17. The agreed remuneration is due and payable within 30 calendar days following complete delivery and performance (including an inspection if agreed upon) and is dependent on the submission of a due and proper invoice for payment. If we pay within two weeks, the Contractual Partner will grant us a 3% discount on the invoiced net amount. If made via bank transfer, the payment is due to have been made, if our request to transfer the funds is received by our bank prior to expiry of the payment deadline. We are not responsible for any delays caused by the banks responsible for ensuring the payment process is executed.

18. We are not liable for interest payments on maturity. We are only deemed to be in default if we receive a written reminder from our Contractual Partner. If we default on the payment schedule we are liable to pay default interest amounting to five per cent above the basic rate of interest pursuant to § 247 BGB.

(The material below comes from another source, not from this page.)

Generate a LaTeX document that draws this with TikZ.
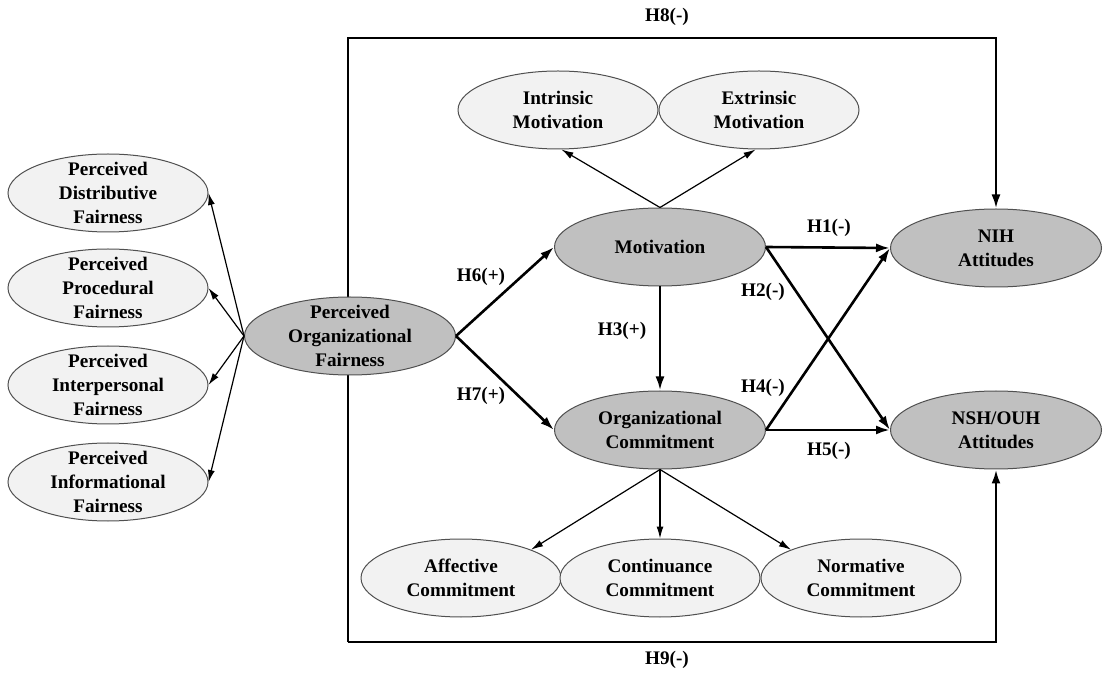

19. We are entitled to statutory off-set claims and also have a right to retention as well as a defence with respect to unfulfilled terms of contract. In particular we are authorised to withhold payments owing by us, if we hold claims against the Contractual Partner arising from incomplete or faulty performance.

20. If there is a fault on our part, our liability with respect to claims for compensation is restricted to the following conditions: UNGRICHT is not liable in the event of simple negligence on the part of executive bodies, legal representatives, employees or other vicarious agents, unless there is evidence of violation of a significant contractual obligation. Significant contractual obligations are those which UNGRICHT is responsible for vis-à-vis the Contractual Partner according to content and purpose of the agreement; the proper implementation of the agreement is also dependent on the fulfilment of such contractual obligations and thus the Contractual Partner is entitled to rely on such obligations being routinely carried-out. Claims for compensation, which are based on only a lightly negligent violation of significant contractual obligations, are limited to typical foreseeable damages. This limitation on liability also applies equally vis-à-vis executive bodies, legal representatives, employees and other vicarious agents of UNGRICHT, in so far as such parties can be rendered personally liable.